Life seems to be in a state of flux. Not only are our belief systems pliable, but the world around us is always changing. We are moving from birth to death, from pliancy to resistance, and then atrophy. Nothing seems constant, except the dogmas that we accept at a certain point in time, which eventually are discarded too for other more comforting, contemporary and convenient ones.
We reassure ourselves that we are conscious and aware beings, capable of making informed choices and holding coherent opinion, yet find our beliefs contrary to what so many others believe. Religion seems to form a sort of foundation in life that one can stand firmly on and feel secure. Yet religions often find themselves in conflict, and religions too are in constant flux, meaning one thing, then another in a later age, then perhaps to be supplanted by another belief system never seen before.
One might get the idea that the author’s intent is to find a firm foundation, or to present a case for a firm foundation to the reader. Unfortunately this is not the case. To try to show or prove such a foundation one would find themselves locked into some new dogma which too would eventually be swept away.
Little can be known to be certain. As Socrates once said something to the effect that “To know not, and know not one knows not, this is wisdom. To know not and know not one knows not is ignorance”. It seems a meagre sort of knowledge to only know that one does not know.
Yet with this pearl one can bring to thought a form of skepticism that can serve one well throughout ones life. That being said, must one assume there is no foundation for our beliefs, and are people therefore consigned to a form of nihilism? We must hope not. Being skeptical implies that there is something to be skeptical about. With skepticism one can look at the so-called truths of the world and decide whether they are worthy of merit, and if not what would or could be a viable alternative.

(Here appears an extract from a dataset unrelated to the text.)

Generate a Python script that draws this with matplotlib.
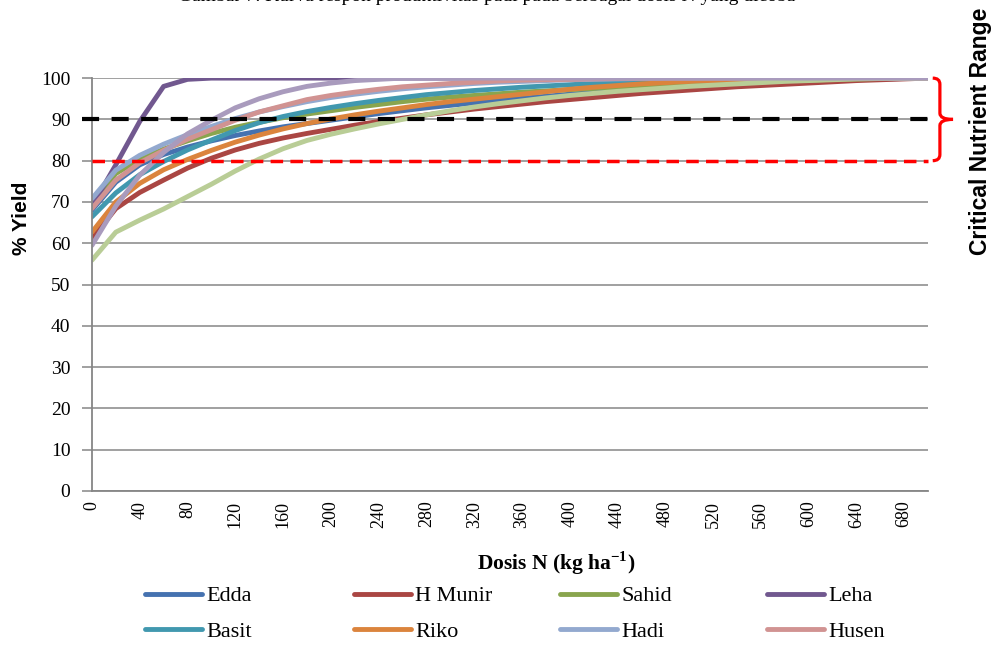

The job set out here is not easy. When examining the history of philosophy, one soon can find many seemingly plausible arguments, that upon examination by another can be shown to be absurd. The history of philosophy is a sort of historical argument, engaged in dialectic, which subsequently results in different and unique knowledge. So can one arrive at the truth if this attempt is made successfully?
As we ordinarily understand truth, it seems that when all’s said and done one should arrive at the solution, like a solution to a difficult math problem. One interesting things about the dialogues of Plato is that sometimes it is unclear if a resolution to a problem is ever reached through the Socratic dialectic. What once seem true, becomes apparently false, and we then rest assured that the new truth is reliable. Yet later we find that this new truth collapses before even another argument.
One of the main contributions of philosophy then is not simply to solve problems, but to provide tools for analysis, often dissecting arguments, and perhaps generalizing what is left to make new truths. Can truth be found? Perhaps – but a dogged pursuit of the truth using only adequate tools makes drawing conclusions difficult. Perhaps immutable truths may not be arrived at, but new insights may be gained, including any new questions that may arise from the new propositions.
Truth is not finite so one cannot hope to ever arrive at the ultimate truth.